##### Information provided #####

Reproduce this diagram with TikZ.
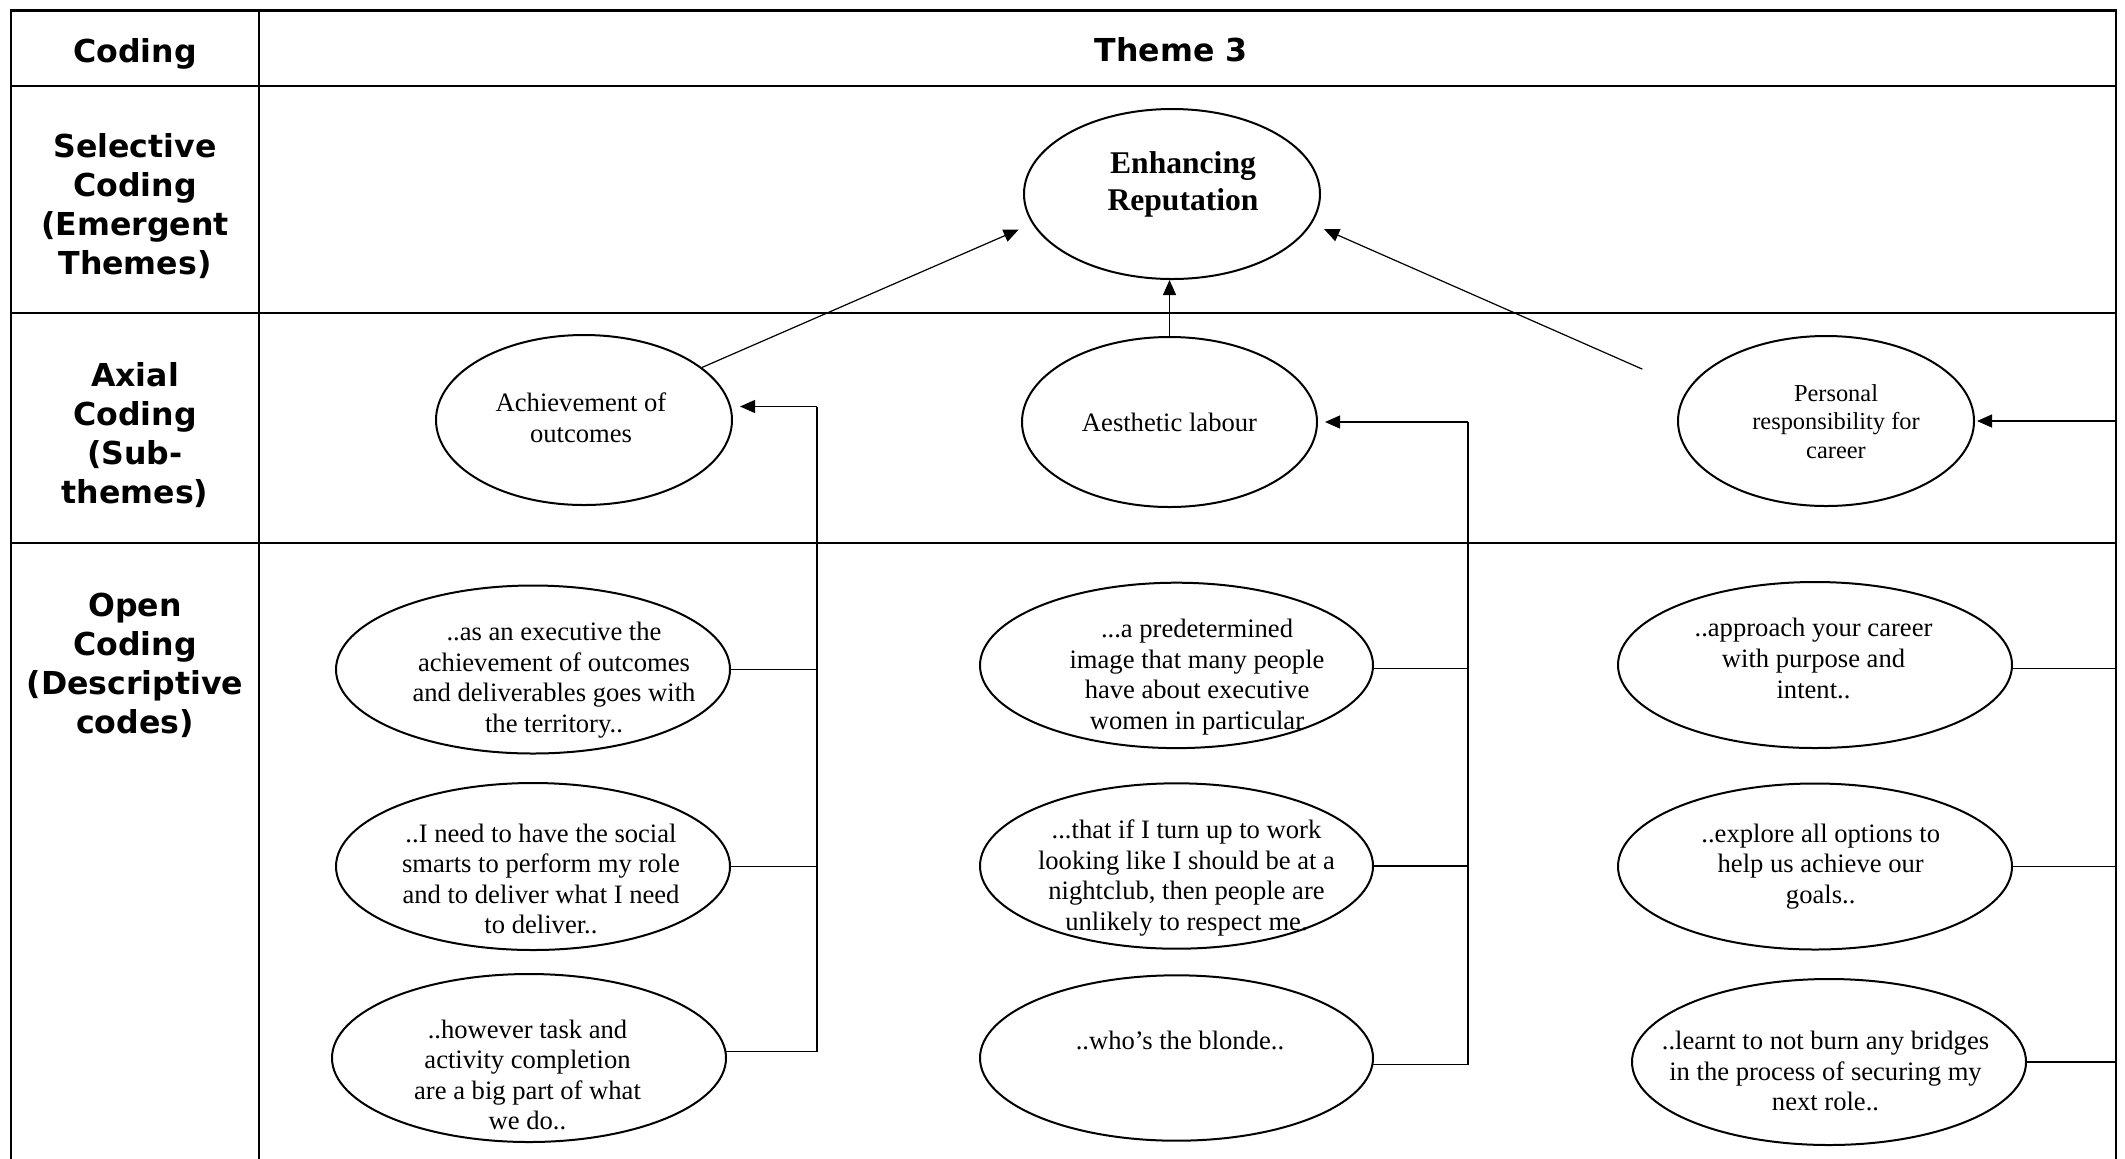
\documentclass[tikz,border=0pt]{standalone}
\usepackage{fontspec}
\setmainfont{Liberation Serif}
\newfontfamily\labelsans{DejaVu Sans}
\usetikzlibrary{shapes.geometric,arrows.meta}
\tikzset{
  tableline/.style={line width=1.2pt, line cap=rect},
  oval/.style={draw, ellipse, line width=1pt, inner sep=0pt},
  quote/.style={align=center, inner sep=0pt, font=\fontsize{13.3pt}{15.3pt}\selectfont},
  subquote/.style={align=center, inner sep=0pt, font=\fontsize{12.2pt}{14.25pt}\selectfont},
  themequote/.style={align=center, inner sep=0pt, font=\bfseries\fontsize{15.8pt}{18.5pt}\selectfont},
  rowlabel/.style={align=center, inner sep=0pt, font=\labelsans\bfseries\fontsize{15.8pt}{19.5pt}\selectfont},
  link/.style={line width=0.6pt},
  arr/.style={link, -{Triangle[length=7.5pt,width=6.5pt]}},
}
\begin{document}
\begin{tikzpicture}[x=0.5pt,y=-0.5pt]
\useasboundingbox (0,0) rectangle (2125,1158);

% table grid
\draw[tableline] (11,1158) -- (11,10.5) -- (2116,10.5) -- (2116,1158);
\draw[tableline] (259,10.5) -- (259,1158);
\draw[tableline] (11,86) -- (2116,86);
\draw[tableline] (11,313) -- (2116,313);
\draw[tableline] (11,543) -- (2116,543);

% row and column headings
\node[rowlabel] (hcoding) at (135,54) {Coding};
\node[rowlabel] (htheme) at (1171,50) {Theme 3};
\node[rowlabel] (lsel) at (135,206.5) {Selective\\Coding\\(Emergent\\Themes)};
\node[rowlabel] (laxial) at (135,435) {Axial\\Coding\\(Sub-\\themes)};
\node[rowlabel] (lopen) at (135,665) {Open\\Coding\\(Descriptive\\codes)};

% emergent theme
\node[oval, minimum width=148pt, minimum height=85pt] (enh) at (1172,194) {};
\node[themequote] (enht) at (1183,184.5) {Enhancing\\Reputation};

% sub-themes
\node[oval, minimum width=148pt, minimum height=85pt] (ach) at (584,420) {};
\node[quote] (acht) at (581,418) {Achievement of\\outcomes};
\node[oval, minimum width=147.5pt, minimum height=85pt] (aes) at (1169.5,422) {};
\node[quote] (aest) at (1169.5,422.7) {Aesthetic labour};
\node[oval, minimum width=148pt, minimum height=85pt] (pers) at (1826,421) {};
\node[subquote] (perst) at (1836,421.3) {Personal\\responsibility for\\career};

% descriptive codes, first column
\node[oval, minimum width=197pt, minimum height=84pt] (a1) at (533,669.5) {};
\node[quote] (a1t) at (554,680) {..as an executive the\\achievement of outcomes\\and deliverables goes with\\the territory..};
\node[oval, minimum width=197pt, minimum height=83.5pt] (a2) at (533,866.5) {};
\node[quote] (a2t) at (541,879) {..I need to have the social\\smarts to perform my role\\and to deliver what I need\\to deliver..};
\node[oval, minimum width=197pt, minimum height=84pt] (a3) at (529,1058) {};
\node[quote] (a3t) at (527.5,1075) {..however task and\\activity completion\\are a big part of what\\we do..};

% descriptive codes, second column
\node[oval, minimum width=196.5pt, minimum height=82.7pt] (b1) at (1176.5,665.4) {};
\node[quote] (b1t) at (1197,677) {...a predetermined\\image that many people\\have about executive\\women in particular};
\node[oval, minimum width=196.5pt, minimum height=82.7pt] (b2) at (1176.5,866) {};
\node[quote] (b2t) at (1186.5,878) {...that if I turn up to work\\looking like I should be at a\\nightclub, then people are\\unlikely to respect me.};
\node[oval, minimum width=196.5pt, minimum height=82.7pt] (b3) at (1176.5,1058) {};
\node[quote] (b3t) at (1180,1040) {..who’s the blonde..};

% descriptive codes, third column
\node[oval, minimum width=197pt, minimum height=83pt] (c1) at (1815,665) {};
\node[quote] (c1t) at (1813.5,658.5) {..approach your career\\with purpose and\\intent..};
\node[oval, minimum width=197pt, minimum height=83pt] (c2) at (1815,866.5) {};
\node[quote] (c2t) at (1820.7,866.5) {..explore all options to\\help us achieve our\\goals..};
\node[oval, minimum width=197pt, minimum height=83pt] (c3) at (1829,1062) {};
\node[quote] (c3t) at (1825.5,1071) {..learnt to not burn any bridges\\in the process of securing my\\next role..};

% junctions of the bracket connectors
\coordinate (jA) at (817,406.5);
\coordinate (jB) at (1468,422);
\coordinate (jC) at (2116,421);

% sub-themes feed the emergent theme
\draw[arr, shorten >=7.4pt] (ach.24.5) -- (enh.192.3);
\draw[arr] (aes.north) -- (aes.north |- enh.south);
\draw[arr, shorten <=24.75pt, shorten >=6.75pt] (pers.167.1) -- (enh.-12.45);

% descriptive codes feed their sub-theme
\draw[link] (a1.east) -- (a1.east -| jA)
            (a2.east) -- (a2.east -| jA)
            (a3.2.5) -- (a3.2.5 -| jA) -- (jA);
\draw[arr, shorten >=3.5pt] (jA) -- (jA -| ach.east);

\draw[link] (b1.-1.7) -- (b1.-1.7 -| jB)
            (b2.east) -- (b2.east -| jB)
            (b3.-2) -- (b3.-2 -| jB) -- (jB);
\draw[arr, shorten >=3.5pt] (jB) -- (aes.east);

\draw[link] (c1.-1.7) -- (c1.-1.7 -| jC)
            (c2.east) -- (c2.east -| jC)
            (c3.east) -- (c3.east -| jC);
\draw[arr, shorten >=1pt] (jC) -- (pers.east);
\end{tikzpicture}
\end{document}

#####

Return each line that includes "with".

> [Answer to the exercise]
Reproduce this diagram with TikZ.
\node[quote] (a1t) at (554,680) {..as an executive the\\achievement of outcomes\\and deliverables goes with\\the territory..};
\node[quote] (c1t) at (1813.5,658.5) {..approach your career\\with purpose and\\intent..};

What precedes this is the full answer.